There’s still a chance for a white Christmas in Corvallis, according to the National Weather Service. But technically, this requires at least 1 inch of snow on the ground — and if you didn’t know that there was an official definition for a white Christmas, now you do. (I didn’t know until Friday.)
Moving away from Christmas for a few paragraphs: Where would you guess is the location of the most electorally successful secessionist movement in America today? If you guessed “Move Oregon’s Border,” the effort to move some three-quarters of Oregon into Idaho — what would become “Greater Idaho” — you guessed correctly. Voters in eight Oregon counties have approved nonbinding resolutions supporting the border move. Antonia Hitchens has a new story in The Atlantic probing the movement.
We’ve reached the end of 2021, thank goodness, which means a batch of new laws passed by the Legislature at its session earlier this year are about to take effect when the calendar turns to 2022. The Oregonian/OregonLive has this handy guide to some of the newcomers.

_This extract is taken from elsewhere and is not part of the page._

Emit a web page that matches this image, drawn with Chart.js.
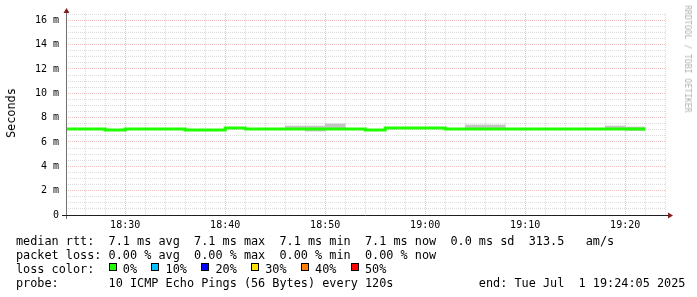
<!DOCTYPE html>
<html lang="en">
<head>
<meta charset="UTF-8">
<title>Smokeping detail</title>
<script src="https://cdn.jsdelivr.net/npm/chart.js"></script>
<style>
    body {
        margin: 0;
        background: #ffffff;
    }

    #wrap {
        position: relative;
        width: 697px;
        height: 297px;
        overflow: hidden;
        font-family: 'DejaVu Sans Mono', monospace;
        color: #000;
    }

    #chart {
        position: absolute;
        left: 0;
        top: 0;
    }

    .legend {
        position: absolute;
        left: 16px;
        top: 234px;
        font-size: 11.83px;
        line-height: 14px;
        white-space: pre;
    }

    .box {
        display: inline-block;
        box-sizing: border-box;
        width: 8px;
        height: 8px;
        border: 1px solid #000;
        vertical-align: 2px;
        margin-right: calc(2ch - 8px);
    }

    #ytitle {
        position: absolute;
        left: 10.5px;
        top: 113px;
        font-size: 11.83px;
        transform: translate(-50%, -50%) rotate(-90deg);
        white-space: nowrap;
    }

    #credit {
        position: absolute;
        left: 688px;
        top: 59px;
        font-size: 8.1px;
        color: #b0b0b0;
        transform: translate(-50%, -50%) rotate(90deg);
        white-space: nowrap;
    }
</style>
</head>
<body>

<div id="wrap">
    <canvas id="chart" width="697" height="297"></canvas>
    <div id="ytitle">Seconds</div>
    <div id="credit">RRDTOOL / TOBI OETIKER</div>
    <div class="legend" id="legend"></div>
</div>

<script>
    // 2 minute steps, start of each step
    const times = ['18:24', '18:26', '18:28', '18:30', '18:32', '18:34', '18:36', '18:38', '18:40', '18:42',
        '18:44', '18:46', '18:48', '18:50', '18:52', '18:54', '18:56', '18:58', '19:00', '19:02',
        '19:04', '19:06', '19:08', '19:10', '19:12', '19:14', '19:16', '19:18', '19:20'];

    // median rtt in ms
    const medianRtt = [7.07, 7.07, 6.99, 7.07, 7.07, 7.07, 6.99, 6.99, 7.15, 7.07,
        7.07, 7.07, 7.07, 7.07, 7.07, 6.99, 7.15, 7.15, 7.15, 7.07,
        7.07, 7.07, 7.07, 7.07, 7.07, 7.07, 7.07, 7.07, 7.07];

    // smoke (ping spread) in ms
    const smokeLow = [7.04, 7.04, 6.96, 7.04, 7.04, 7.04, 6.96, 6.96, 7.12, 7.04,
        7.04, 7.02, 6.90, 7.04, 7.04, 6.96, 7.12, 7.12, 7.12, 7.04,
        7.03, 7.03, 7.04, 7.04, 7.04, 7.04, 7.04, 7.04, 6.95];
    const smokeHigh = [7.10, 7.10, 7.02, 7.10, 7.10, 7.10, 7.02, 7.02, 7.18, 7.10,
        7.10, 7.31, 7.31, 7.48, 7.10, 7.02, 7.18, 7.18, 7.18, 7.10,
        7.40, 7.40, 7.10, 7.10, 7.10, 7.10, 7.10, 7.31, 7.23];

    const xTickLabels = ['18:30', '18:40', '18:50', '19:00', '19:10', '19:20'];
    const yTickValues = [0, 2, 4, 6, 8, 10, 12, 14, 16];
    const yTickLabels = ['0', '2 m', '4 m', '6 m', '8 m', '10 m', '12 m', '14 m', '16 m'];

    const lossLabels = ['0%', '10%', '20%', '30%', '40%', '50%'];
    const lossColors = ['#20ff00', '#00c0ff', '#0000ff', '#ffe000', '#ff8000', '#ff0000'];

    const viewStart = '18:24:05';
    const viewEnd = '19:24:05';
    const stepMin = 2;
    const yMax = 16.6;

    const legendLines = [
        'median rtt:  7.1 ms avg  7.1 ms max  7.1 ms min  7.1 ms now  0.0 ms sd  313.5   am/s',
        'packet loss: 0.00 % avg  0.00 % max  0.00 % min  0.00 % now',
        null,
        'probe:       10 ICMP Echo Pings (56 Bytes) every 120s            end: Tue Jul  1 19:24:05 2025'
    ];

    function toMin(s) {
        const p = s.split(':').map(Number);
        return p[0] * 60 + p[1] + (p[2] || 0) / 60;
    }

    function fmt(m) {
        const h = Math.floor(m / 60), mm = Math.round(m % 60);
        return h + ':' + String(mm).padStart(2, '0');
    }

    // legend text
    const legend = document.getElementById('legend');
    let html = '';
    legendLines.forEach(line => {
        if (line === null) {
            html += 'loss color:  ' + lossLabels.map((l, i) =>
                '<span class="box" style="background:' + lossColors[i] + '"></span>' + l).join('  ');
        } else {
            html += line;
        }
        html += '\n';
    });
    legend.innerHTML = html;

    const xs = times.map(toMin);
    const linePts = xs.map((x, i) => ({x: x, y: medianRtt[i]}));
    linePts.push({x: xs[xs.length - 1] + stepMin, y: medianRtt[medianRtt.length - 1]});
    const smokePts = xs.map((x, i) => ({x: x + stepMin / 2, y: [smokeLow[i], smokeHigh[i]]}));

    const xMin = toMin(viewStart), xMax = toMin(viewEnd);

    const axisArrows = {
        id: 'axisArrows',
        afterDraw(chart) {
            const {ctx, chartArea: a} = chart;
            const yb = a.bottom + 0.5, xl = a.left + 0.5;
            ctx.save();
            ctx.lineWidth = 1;
            ctx.strokeStyle = '#707070';
            ctx.beginPath();
            ctx.moveTo(xl, a.bottom + 4);
            ctx.lineTo(xl, a.top - 3);
            ctx.stroke();
            ctx.strokeStyle = '#1f1f1f';
            ctx.beginPath();
            ctx.moveTo(a.left - 4, yb);
            ctx.lineTo(a.right + 3, yb);
            ctx.stroke();
            ctx.fillStyle = '#801f1f';
            ctx.beginPath();
            ctx.moveTo(a.right + 2, yb - 3);
            ctx.lineTo(a.right + 7, yb);
            ctx.lineTo(a.right + 2, yb + 3);
            ctx.fill();
            ctx.beginPath();
            ctx.moveTo(xl - 3, a.top);
            ctx.lineTo(xl, a.top - 5);
            ctx.lineTo(xl + 3, a.top);
            ctx.fill();
            ctx.restore();
        }
    };

    Chart.defaults.font.family = "'DejaVu Sans Mono', monospace";
    Chart.defaults.font.size = 10;
    Chart.defaults.color = '#000';

    const majorGrid = '#ecbcbc';
    const minorGrid = '#dcdcdc';

    new Chart(document.getElementById('chart').getContext('2d'), {
        type: 'line',
        data: {
            datasets: [{
                type: 'line',
                data: linePts,
                borderColor: lossColors[0],
                borderWidth: 3,
                stepped: true,
                pointRadius: 0,
                fill: false,
                order: 0
            }, {
                type: 'bar',
                data: smokePts,
                backgroundColor: '#c4c4c4',
                borderWidth: 0,
                barPercentage: 1,
                categoryPercentage: 1,
                grouped: false,
                order: 1
            }]
        },
        options: {
            responsive: false,
            animation: false,
            layout: {padding: {left: 26, right: 31, top: 13, bottom: 62}},
            plugins: {legend: {display: false}, tooltip: {enabled: false}},
            scales: {
                x: {
                    type: 'linear',
                    min: xMin,
                    max: xMax,
                    offset: false,
                    afterBuildTicks: (s) => {
                        const t = [];
                        for (let v = Math.ceil(xMin / stepMin) * stepMin; v <= xMax; v += stepMin) t.push({value: v});
                        s.ticks = t;
                    },
                    afterFit: (s) => { s.height = 20; },
                    ticks: {
                        autoSkip: false,
                        maxRotation: 0,
                        padding: 4,
                        callback: (v) => xTickLabels.includes(fmt(v)) ? fmt(v) : ''
                    },
                    grid: {
                        offset: false,
                        drawTicks: false,
                        color: (c) => c.tick && xTickLabels.includes(fmt(c.tick.value)) ? majorGrid : minorGrid
                    },
                    border: {display: false, dash: [1, 1]}
                },
                y: {
                    min: 0,
                    max: yMax,
                    afterBuildTicks: (s) => {
                        const t = [];
                        for (let v = 0; v <= yMax; v += 0.5) t.push({value: v});
                        s.ticks = t;
                    },
                    afterFit: (s) => { s.width = 40; },
                    ticks: {
                        autoSkip: false,
                        padding: 7,
                        callback: (v) => {
                            const i = yTickValues.indexOf(v);
                            return i >= 0 ? yTickLabels[i] : '';
                        }
                    },
                    grid: {
                        drawTicks: false,
                        color: (c) => c.tick && yTickValues.includes(c.tick.value) ? majorGrid : minorGrid
                    },
                    border: {display: false, dash: [1, 1]}
                }
            }
        },
        plugins: [axisArrows]
    });
</script>

</body>
</html>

We’ve been keeping tabs on what promises to be a long-running fight between Lee Enterprises, the owners of the Gazette-Times and the Democrat-Herald, and Alden Global Capital, the hedge fund that’s become notorious for buying newspapers and then institution rapacious cuts in newsrooms. Alden has embarked on a hostile bid to buy out Lee, and Lee (to its credit, and somewhat to my surprise) has mounted a vigorous defense. There’s nothing new to report in that battle this week (I think), but there is a new angle about hedge funds and journalism that I hadn’t considered: Hedge funds also are buying local TV stations, according to this piece from Don Day, published by the Nieman Journalism Lab at Harvard University. (This piece, by the way, is part of a series of predictions for journalism in 2022 compiled by Nieman; it makes for a lot of reading, and could have better organized, but it’s worth dipping your toes into.)
Two Christmas recordings have earned spots in my Holiday Music Hall of Fame — but each of them has a bit of a dark shadow. Click here to find out which two tunes have been enshrined.
Finally, I promised last week to link to what could be the most famous newspaper editorial ever written, Francis Pharcellus Church’s reply to a letter from 8-year-old Virginia O’Hanlon. Young Virginia reported that some of her friends were saying there was no such thing as Santa Claus. Here, courtesy of the Newseum, is how Church answered her. The editorial, which first was published in New York’s The Sun in September (!) 1897, actually is better than I remembered, and on this Christmas, here are some words from it to remember: “Nobody can conceive or imagine all the wonders there are unseen and unseeable in the world.” And here are some sad words from Virginia’s letter: “Papa says if you see it in THE SUN it’s so.” Hard to imagine any 8-year-old today writing that about any newspaper.
That’s it for this weekend. Have a wonderful — in every sense of the word — Christmas weekend.